Booker is also starting to see his home-state approval rating drop, thanks in part to the amount of time he’s spending running for president, even though the absence of a senator who spends much of his time in Washington isn’t as noticeable as when a governor leaves the state.
Murphy has already come under fire from lawmakers for being aloof, eschewing frequent face-to-face meetings in favor of top-down political messaging meant to pressure lawmakers to support his progressive agenda.
State Senate Majority Leader Loretta Weinberg warned that the governor needs to strike a balance between campaigning for Democrats out of state and governing at home.
“I’s not great to be out of the state of New Jersey too often. This is a state that needs a lot of solutions and it needs a lot of face-to-face meetings to get those solutions done,” Weinberg said. “And in order to do that, you have to be here.”
Murphy has plenty of challenges at home that need his attention.
The state’s transit agency, which deteriorated under Christie, has shown few tangible signs of improvement for commuters even though Murphy has promised to fix NJ Transit “if it kills me.” At the same time, Murphy in recent months has had to focus on dealing with a lead water crisis in Newark — an issue for which residents haven’t given him high marks.
New Jersey also has a pension crisis two decades in the making and Murphy has spent two years fighting over taxes and other issues with the faction of his own party that controls the Legislature and has rebuffed his attempts to overhaul the state’s generous corporate tax incentive programs.
Still, Murphy has used his office to go after Trump and prove his progressive bona fides. He’s enacted new policies on gun control — including a recent measure to leverage state purse strings to pressure gun manufacturers, retailers companies that do business with them — allowed state financial aid for undocumented immigrants who grew up in New Jersey and had his attorney general, Gurbir Grewal, file numerous lawsuits challenging Trump administration policies.
But New Jersey residents remain basically split on Murphy’s performance as governor, with about a fifth having no opinion of him despite his nearly two years in office, according to a Monmouth University poll released last week. According to the same poll, a 49 percent plurality say Murphy is more concerned about his political future than with governing New Jersey.
“Well before he ran for governor, his agenda was a national agenda. Very much like the things that we are hearing in the Democratic presidential debate right now,” Murray, the Monmouth pollster, said. “And if we look at how the public is reacting to him here in New Jersey, part of it is that there’s a sense that his agenda is not a New Jersey agenda.”
Asked if there was any chance Murphy would consider running for president in 2024 should his national status rise as DGA chairman, Gill said Murphy’s political operation is “focused on doing everything we can to help elect Cory Booker president of the United States.”
New Jersey Republicans, who lost legislative seats in the Christie era and have reeled from the former governor’s unpopularity, see a chance for a comeback against a governor who has prioritized progressive issues and who plans to spend time out of state.

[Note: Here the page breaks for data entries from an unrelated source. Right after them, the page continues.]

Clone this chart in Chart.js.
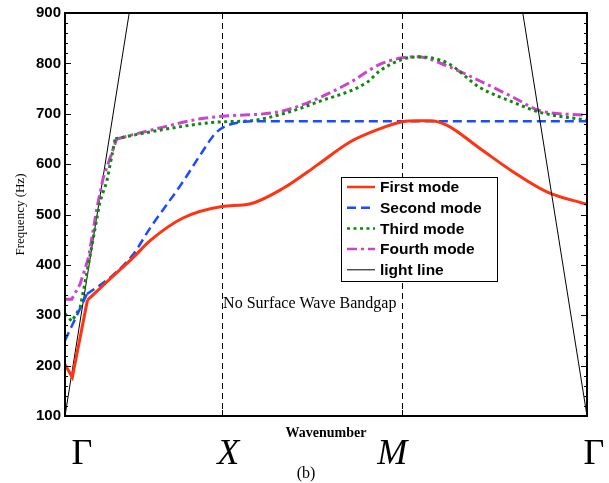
<!DOCTYPE html>
<html>
<head>
<meta charset="utf-8">
<script src="https://cdn.jsdelivr.net/npm/chart.js@4.4.0/dist/chart.umd.min.js"></script>
<style>
  html, body { margin: 0; padding: 0; background: #ffffff; }
  #wrap { width: 609px; height: 483px; }
</style>
</head>
<body>
<div id="wrap"><canvas id="c" width="609" height="483"></canvas></div>
<script>
// ---- data (wavenumber position 0..100 along Γ–X–M–Γ, frequency in Hz) ----
const symPoints = [0, 30.1, 64.6, 100];
const symLabels = ['Γ', 'X', 'M', 'Γ'];
const yTicks = [100, 200, 300, 400, 500, 600, 700, 800, 900];
const seriesNames = ['First mode', 'Second mode', 'Third mode', 'Fourth mode', 'light line'];

// near-Γ segments (piecewise straight) and the smooth remainder of each mode
const firstHeadK = [0, 1.4, 4.3];
const firstHeadF = [202, 177, 330];
const firstK = [4.3, 8.6, 13.0, 16.3, 22.6, 30.1, 35.4, 41.8, 48.3, 54.6, 60.3, 64.6, 67.4, 69.9, 73.2, 79.5, 85.8, 92.3, 100];
const firstF = [330, 372, 414, 448, 493, 516, 521, 552, 598, 644, 670, 684, 686, 686, 677, 631, 585, 545, 520];

const secondHeadK = [0, 4.2];
const secondHeadF = [250, 342];
const secondK = [4.2, 9.0, 13.0, 16.3, 22.6, 25.9, 29.1, 33.4, 36.0, 50, 64.6, 80, 100];
const secondF = [342, 378, 420, 473, 565, 618, 664, 683, 685, 685, 685, 685, 685];

const thirdHeadK = [0, 1.3, 2.9, 4.5, 6.7, 8.0, 9.6];
const thirdHeadF = [303, 288, 315, 401, 526, 565, 650];
const thirdK = [9.6, 16.3, 25.9, 30.1, 35.4, 41.8, 48.3, 57.8, 60.3, 64.6, 67.5, 73.2, 79.5, 85.8, 91.0, 100];
const thirdF = [650, 664, 680, 684, 686, 700, 723, 762, 785, 808, 813, 801, 752, 723, 703, 687];

const fourthHeadK = [0, 1.3, 2.9, 4.5, 6.1, 7.3, 9.9];
const fourthHeadF = [332, 332, 362, 414, 512, 572, 650];
const fourthK = [9.9, 16.3, 25.9, 30.1, 40.5, 45.0, 54.6, 60.3, 64.6, 67.5, 73.2, 79.5, 85.8, 91.0, 100];
const fourthF = [650, 667, 690, 695, 703, 716, 762, 798, 811, 813, 795, 765, 733, 706, 697];

const lightK = [0, 12.3, 50, 87.7, 100];
const lightF = [100, 900, null, 900, 100];

function pts(k, f) { return k.map((x, i) => ({ x: x, y: f[i] })); }

const SERIF = '"Liberation Serif", "Times New Roman", serif';
const SANS = '"Liberation Sans", Arial, sans-serif';

const styles = [
  { borderColor: '#ff3311', borderWidth: 3, borderDash: [] },
  { borderColor: '#1a4cff', borderWidth: 2.5, borderDash: [9, 5] },
  { borderColor: '#0b8a0b', borderWidth: 3, borderDash: [3, 3.5] },
  { borderColor: '#cc44cc', borderWidth: 3, borderDash: [10, 4, 3, 4] },
  { borderColor: '#000000', borderWidth: 1, borderDash: [] }
];

// ---- plugin: frame, inward ticks, dashed symmetry lines, annotations, legend ----
const decor = {
  id: 'decor',
  beforeDatasetsDraw(chart) {
    const { ctx, chartArea: a, scales: { x } } = chart;
    ctx.save();
    ctx.strokeStyle = '#000';
    ctx.lineWidth = 1;
    ctx.setLineDash([6, 4]);
    [symPoints[1], symPoints[2]].forEach(v => {
      const px = Math.round(x.getPixelForValue(v)) + 0.5;
      ctx.beginPath();
      ctx.moveTo(px, a.top);
      ctx.lineTo(px, a.bottom);
      ctx.stroke();
    });
    ctx.setLineDash([]);
    ctx.restore();
  },
  afterDatasetsDraw(chart) {
    const { ctx, chartArea: a, scales: { x, y } } = chart;
    ctx.save();
    ctx.strokeStyle = '#000';
    ctx.lineWidth = 1;
    for (let v = 100; v <= 900; v += 20) {
      const py = Math.round(y.getPixelForValue(v)) + 0.5;
      const len = (v % 100 === 0) ? 6 : 3;
      ctx.beginPath();
      ctx.moveTo(a.left, py); ctx.lineTo(a.left + len, py);
      ctx.moveTo(a.right, py); ctx.lineTo(a.right - len, py);
      ctx.stroke();
    }
    [symPoints[1], symPoints[2]].forEach(v => {
      const px = Math.round(x.getPixelForValue(v)) + 0.5;
      ctx.beginPath();
      ctx.moveTo(px, a.bottom); ctx.lineTo(px, a.bottom - 6);
      ctx.moveTo(px, a.top); ctx.lineTo(px, a.top + 6);
      ctx.stroke();
    });
    ctx.lineWidth = 2;
    ctx.strokeRect(a.left, a.top, a.right - a.left, a.bottom - a.top);

    ctx.fillStyle = '#000';
    ctx.font = '16px ' + SERIF;
    ctx.textAlign = 'left';
    ctx.textBaseline = 'alphabetic';
    ctx.fillText('No Surface Wave Bandgap', x.getPixelForValue(symPoints[1]) + 1, 308);

    ctx.save();
    ctx.translate(21, (a.top + a.bottom) / 2);
    ctx.rotate(-Math.PI / 2);
    ctx.textAlign = 'center';
    ctx.textBaseline = 'middle';
    ctx.font = '13px ' + SERIF;
    ctx.fillText('Frequency (Hz)', 0, 0);
    ctx.restore();

    ctx.textAlign = 'center';
    ctx.font = 'bold 14px ' + SERIF;
    ctx.fillText('Wavenumber', 326, 437);

    const offs = [17, 6, -10, 7];
    symLabels.forEach((t, i) => {
      const italic = (t === 'X' || t === 'M');
      ctx.font = (italic ? 'italic ' : '') + '36px ' + SERIF;
      ctx.fillText(t, x.getPixelForValue(symPoints[i]) + offs[i], 464);
    });
    ctx.font = '16px ' + SERIF;
    ctx.fillText('(b)', 306, 478);

    // legend
    const lx = 341, ly = 177, lw = 156, lh = 104;
    ctx.fillStyle = '#fff';
    ctx.fillRect(lx, ly, lw, lh);
    ctx.lineWidth = 1;
    ctx.strokeStyle = '#000';
    ctx.strokeRect(lx + 0.5, ly + 0.5, lw, lh);
    ctx.font = 'bold 15.5px ' + SANS;
    ctx.textAlign = 'left';
    ctx.textBaseline = 'middle';
    let i = 0;
    chart.data.datasets.forEach(ds => {
      if (ds.hideInLegend) return;
      const cy = ly + 10 + i * 20.7;
      ctx.strokeStyle = ds.borderColor;
      ctx.lineWidth = Math.min(ds.borderWidth, 2.5);
      ctx.setLineDash(ds.borderDash || []);
      ctx.beginPath();
      ctx.moveTo(347, cy); ctx.lineTo(375, cy);
      ctx.stroke();
      ctx.setLineDash([]);
      ctx.fillStyle = '#000';
      ctx.fillText(ds.label, 380, cy + 1);
      i++;
    });
    ctx.restore();
  }
};

function head(idx, k, f) {
  return Object.assign({ label: seriesNames[idx], data: pts(k, f), pointRadius: 0, fill: false, tension: 0 }, styles[idx]);
}
function tail(idx, k, f) {
  return Object.assign({ label: seriesNames[idx], data: pts(k, f), pointRadius: 0, fill: false, cubicInterpolationMode: 'monotone', hideInLegend: true }, styles[idx]);
}

new Chart(document.getElementById('c'), {
  type: 'line',
  data: {
    datasets: [
      head(0, firstHeadK, firstHeadF),
      head(1, secondHeadK, secondHeadF),
      head(2, thirdHeadK, thirdHeadF),
      head(3, fourthHeadK, fourthHeadF),
      Object.assign(head(4, lightK, lightF), { spanGaps: false }),
      tail(0, firstK, firstF),
      tail(1, secondK, secondF),
      tail(2, thirdK, thirdF),
      tail(3, fourthK, fourthF)
    ]
  },
  options: {
    responsive: false,
    animation: false,
    layout: { padding: { left: 0, top: 10, right: 22, bottom: 0 } },
    plugins: { legend: { display: false }, tooltip: { enabled: false } },
    scales: {
      x: {
        type: 'linear', min: 0, max: 100,
        grid: { display: false }, border: { display: false },
        ticks: { display: false },
        afterFit(s) { s.height = 67; }
      },
      y: {
        type: 'linear', min: 100, max: 900,
        grid: { display: false, drawTicks: false }, border: { display: false },
        afterBuildTicks(s) { s.ticks = yTicks.map(v => ({ value: v })); },
        ticks: { padding: 4, color: '#000', font: { family: SANS, size: 15, weight: 'bold' } },
        afterFit(s) { s.width = 65; }
      }
    }
  },
  plugins: [decor]
});
</script>
</body>
</html>
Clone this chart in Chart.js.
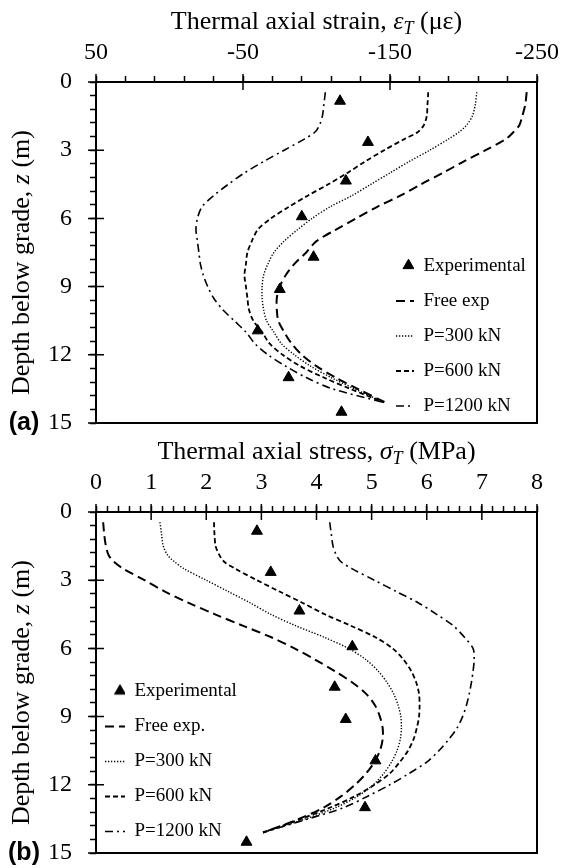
<!DOCTYPE html>
<html>
<head>
<meta charset="utf-8">
<script src="https://cdn.jsdelivr.net/npm/chart.js"></script>
<style>
  html, body { margin: 0; padding: 0; background: #fff; }
  #wrap { position: relative; width: 563px; height: 868px; }
  canvas { position: absolute; left: 0; }
  #panelA { top: 0; }
  #panelB { top: 430px; }
</style>
</head>
<body>
<div id="wrap">
  <canvas id="panelA" width="563" height="440"></canvas>
  <canvas id="panelB" width="563" height="438"></canvas>
</div>
<script>
// depths (m) of the model curves, shared by both panels
const depth = [0.45, 1.0, 1.5, 1.9, 2.2, 2.5, 3.0, 3.5, 4.0, 4.5, 5.0, 5.5, 6.0, 6.5, 7.0,
  7.5, 8.0, 8.5, 9.0, 9.5, 10.0, 10.5, 11.0, 11.5, 12.0, 12.5, 13.0, 13.5, 14.1];
// depths of the measured points
const expDepth = [0.84, 2.65, 4.35, 5.92, 7.7, 9.12, 10.94, 13.0, 14.52];

// (a) thermal axial strain (µε)
const expStrain = [-116, -135, -120, -90, -98, -75, -60, -81, -117];
const freeStrain = [-243, -242, -240, -238, -234, -229, -215, -200, -186, -171, -157, -141, -127, -113, -100,
  -93, -85, -79, -75, -73, -73, -74, -78, -83, -90, -100, -113, -128, -147];
const p300Strain = [-209, -208, -206, -202, -197, -190, -177, -163, -150, -137, -124, -109, -97, -87, -78,
  -71, -67, -64, -63, -63, -64, -66, -71, -76, -85, -96, -110, -126, -146];
const p600Strain = [-176, -175.5, -175, -173, -169, -160, -146, -133, -121, -108, -94, -81, -69, -60, -56,
  -53, -52, -51, -52, -53, -54, -57, -63, -68, -77, -89, -105, -123, -146];
const p1200Strain = [-106, -105, -104, -102, -99, -92, -78, -64, -51, -40, -30, -22, -19, -18, -19,
  -20, -21, -23, -26, -30, -36, -44, -52, -58, -67, -79, -93, -111, -146];

// (b) thermal axial stress (MPa)
const expStress = [2.92, 3.17, 3.69, 4.65, 4.33, 4.53, 5.07, 4.88, 2.73];
const freeStress = [0.13, 0.15, 0.18, 0.23, 0.33, 0.5, 0.88, 1.25, 1.68, 2.16, 2.66, 3.17, 3.6, 3.98, 4.33,
  4.65, 4.9, 5.06, 5.15, 5.2, 5.2, 5.15, 5.05, 4.9, 4.7, 4.45, 4.13, 3.68, 3.03];
const p300Stress = [1.16, 1.19, 1.22, 1.3, 1.43, 1.6, 2.0, 2.4, 2.8, 3.17, 3.62, 4.13, 4.58, 4.9, 5.12,
  5.28, 5.4, 5.48, 5.53, 5.54, 5.52, 5.46, 5.36, 5.22, 5.03, 4.75, 4.35, 3.8, 3.03];
const p600Stress = [2.14, 2.15, 2.17, 2.24, 2.33, 2.53, 2.92, 3.33, 3.75, 4.15, 4.62, 5.06, 5.38, 5.58, 5.72,
  5.81, 5.86, 5.87, 5.86, 5.82, 5.76, 5.66, 5.51, 5.33, 5.05, 4.7, 4.25, 3.72, 3.03];
const p1200Stress = [4.24, 4.27, 4.3, 4.36, 4.45, 4.65, 5.05, 5.45, 5.85, 6.18, 6.48, 6.68, 6.84, 6.86, 6.84,
  6.81, 6.77, 6.72, 6.65, 6.55, 6.4, 6.22, 6.0, 5.68, 5.33, 4.93, 4.5, 3.85, 3.03];

const namesA = ['Experimental', 'Free exp', 'P=300 kN', 'P=600 kN', 'P=1200 kN'];
const namesB = ['Experimental', 'Free exp.', 'P=300 kN', 'P=600 kN', 'P=1200 kN'];

// tick labels
const strainLabels = [50, -50, -150, -250];
const stressLabels = [0, 1, 2, 3, 4, 5, 6, 7, 8];
const depthLabels = [0, 3, 6, 9, 12, 15];

// free exp, 300, 600, 1200
const lineStyles = [
  { dash: [9, 5], w: 2 },
  { dash: [1.3, 1.7], w: 1.4 },
  { dash: [5, 3], w: 1.8 },
  { dash: [8, 4, 2, 4], w: 1.6 }
];

const SERIF = '"Liberation Serif", "Times New Roman", serif';
const hasValue = (list, v) => list.some(m => Math.abs(m - v) < 1e-6);
const pts = (xs, ys) => ys.map((y, i) => ({ x: xs[i], y }));

function triIcon(w, cx) {
  const c = document.createElement('canvas');
  c.width = w;
  c.height = 16;
  const g = c.getContext('2d');
  g.fillStyle = '#000';
  g.strokeStyle = '#000';
  g.lineWidth = 1;
  const opts = { pointStyle: 'triangle', radius: 6.3, borderWidth: 1, rotation: 0 };
  if (Chart.helpers && Chart.helpers.drawPoint) {
    Chart.helpers.drawPoint(g, opts, cx, 7.5);
  } else {
    g.beginPath();
    for (let k = 0; k < 3; k++) {
      const r = k * 2 * Math.PI / 3;
      g.lineTo(cx + Math.sin(r) * 6.3, 7.5 - Math.cos(r) * 6.3);
    }
    g.closePath();
    g.fill();
    g.stroke();
  }
  return c;
}

function drawRich(ctx, segs, cx, baseY) {
  const fonts = { n: '26px ' + SERIF, i: 'italic 26px ' + SERIF, s: 'italic 18px ' + SERIF };
  let total = 0;
  segs.forEach(s => { ctx.font = fonts[s[1]]; total += ctx.measureText(s[0]).width; });
  let x = cx - total / 2;
  segs.forEach(s => {
    ctx.font = fonts[s[1]];
    ctx.fillText(s[0], x, baseY + (s[1] === 's' ? 5 : 0));
    x += ctx.measureText(s[0]).width;
  });
}

// frame, crossing major ticks, rich axis titles, panel tag, legend spot
const panelDeco = {
  id: 'panelDeco',
  afterLayout(chart, args, o) {
    const lg = chart.legend;
    if (!lg) return;
    lg.left = o.legendLeft;
    lg.top = o.legendTop;
    lg.right = chart.width;
    lg.bottom = chart.height + 1000;
  },
  afterDraw(chart, args, o) {
    const { ctx, chartArea: a } = chart;
    const xs = chart.scales.x, ys = chart.scales.y;
    ctx.save();
    ctx.strokeStyle = '#000';
    ctx.lineWidth = 2;
    ctx.strokeRect(a.left, a.top, a.right - a.left, a.bottom - a.top);

    ctx.lineWidth = 1.5;
    ctx.beginPath();
    xs.ticks.forEach(t => {
      if (!hasValue(o.majorX, t.value)) return;
      const px = xs.getPixelForValue(t.value);
      ctx.moveTo(px, a.top - 8);
      ctx.lineTo(px, a.top + 8);
    });
    ys.ticks.forEach(t => {
      if (!hasValue(depthLabels, t.value)) return;
      const py = ys.getPixelForValue(t.value);
      ctx.moveTo(a.left - 8, py);
      ctx.lineTo(a.left + 8, py);
    });
    ctx.stroke();

    ctx.fillStyle = '#000';
    ctx.textBaseline = 'alphabetic';
    ctx.textAlign = 'left';
    drawRich(ctx, o.xTitle, (a.left + a.right) / 2, a.top - 53.5);

    ctx.save();
    ctx.translate(29, (a.top + a.bottom) / 2 + 10);
    ctx.rotate(-Math.PI / 2);
    drawRich(ctx, [['Depth below grade, ', 'n'], ['z', 'i'], [' (m)', 'n']], 0, 0);
    ctx.restore();

    ctx.font = 'bold 25px "Liberation Sans", Arial, sans-serif';
    ctx.textAlign = 'center';
    ctx.textBaseline = 'middle';
    ctx.fillText(o.tag, 24, a.bottom);
    ctx.restore();
  }
};

function makePanel(id, o) {
  const icon = triIcon(o.boxW, o.triX);
  const datasets = [{
    label: o.names[0],
    data: pts(o.exp, expDepth),
    showLine: false,
    pointStyle: 'triangle',
    pointRadius: 6.3,
    backgroundColor: '#000',
    borderColor: '#000',
    borderWidth: 1
  }].concat(o.series.map((vals, k) => ({
    label: o.names[k + 1],
    data: pts(vals, depth),
    showLine: true,
    pointRadius: 0,
    borderColor: '#000',
    backgroundColor: '#000',
    borderWidth: lineStyles[k].w,
    borderDash: lineStyles[k].dash,
    tension: 0.3,
    fill: false
  })));

  new Chart(document.getElementById(id), {
    type: 'scatter',
    data: { datasets },
    options: {
      responsive: false,
      animation: false,
      events: [],
      layout: { padding: { left: 0, top: 0, right: 26, bottom: o.padBottom } },
      scales: {
        x: {
          type: 'linear',
          position: 'top',
          min: o.xMin,
          max: o.xMax,
          reverse: o.xReverse,
          afterFit: s => { s.height = 82; s.paddingLeft = 0; s.paddingRight = 0; },
          border: { display: false },
          grid: { display: true, drawOnChartArea: false, drawTicks: true, tickLength: 6, tickWidth: 1.5, tickColor: '#000' },
          ticks: {
            stepSize: o.xStep,
            autoSkip: false,
            maxRotation: 0,
            minRotation: 0,
            padding: 9,
            color: '#000',
            font: { family: SERIF, size: 24 },
            callback: v => hasValue(o.xLabels, v) ? String(Math.round(v)) : ''
          }
        },
        y: {
          type: 'linear',
          position: 'left',
          min: 0,
          max: 15,
          reverse: true,
          afterFit: s => { s.width = 96; s.paddingTop = 0; s.paddingBottom = 0; },
          border: { display: false },
          grid: { display: true, drawOnChartArea: false, drawTicks: true, tickLength: 6, tickWidth: 1.5, tickColor: '#000' },
          ticks: {
            stepSize: 0.6,
            autoSkip: false,
            padding: 18,
            color: '#000',
            font: { family: SERIF, size: 24 },
            callback: v => hasValue(depthLabels, v) ? String(Math.round(v)) : ''
          }
        }
      },
      plugins: {
        tooltip: { enabled: false },
        legend: {
          position: 'chartArea',
          align: 'start',
          labels: {
            usePointStyle: true,
            pointStyleWidth: o.boxW,
            boxHeight: 9,
            padding: 16,
            color: '#000',
            font: { family: SERIF, size: 19 },
            generateLabels(chart) {
              const items = Chart.defaults.plugins.legend.labels.generateLabels(chart);
              items.forEach(it => {
                const ds = chart.data.datasets[it.datasetIndex];
                if (ds.showLine === false) {
                  it.pointStyle = icon;
                } else {
                  it.pointStyle = 'line';
                  it.lineDash = ds.borderDash;
                  it.lineWidth = ds.borderWidth;
                  it.strokeStyle = '#000';
                }
              });
              return items;
            }
          }
        },
        panelDeco: {
          xTitle: o.xTitle,
          tag: o.tag,
          majorX: o.xLabels,
          legendLeft: o.legendLeft,
          legendTop: o.legendTop
        }
      }
    },
    plugins: [panelDeco]
  });
}

makePanel('panelA', {
  names: namesA,
  exp: expStrain,
  series: [freeStrain, p300Strain, p600Strain, p1200Strain],
  xMin: -250, xMax: 50, xStep: 20, xReverse: true,
  xLabels: strainLabels,
  xTitle: [['Thermal axial strain, ', 'n'], ['\u03B5', 'i'], ['T', 's'], [' (\u03BC\u03B5)', 'n']],
  tag: '(a)',
  padBottom: 17,
  boxW: 18, triX: 12.5,
  legendLeft: 380, legendTop: 240.5
});

makePanel('panelB', {
  names: namesB,
  exp: expStress,
  series: [freeStress, p300Stress, p600Stress, p1200Stress],
  xMin: 0, xMax: 8, xStep: 0.2, xReverse: false,
  xLabels: stressLabels,
  xTitle: [['Thermal axial stress, ', 'n'], ['\u03C3', 'i'], ['T', 's'], [' (MPa)', 'n']],
  tag: '(b)',
  padBottom: 15,
  boxW: 20, triX: 15,
  legendLeft: 89, legendTop: 236
});
</script>
</body>
</html>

Doug Steinhardt, chairman of the Republican State Committee, accused Murphy of offering “free college for illegal immigrants. Meanwhile, New Jersey’s biggest city doesn’t have drinking water.” (Newark’s elevated lead levels are only in part of the city, and Murphy announced this week that despite earlier alarm bells from the federal EPA, 97 percent of the water filters handed to residents are working as planned).
“It seems to me this time would be better spent trying to make friends with New Jersey Democrats rather than run around the country trying to make friends with New York, New England and North Dakota Democrats,” Steinhardt said.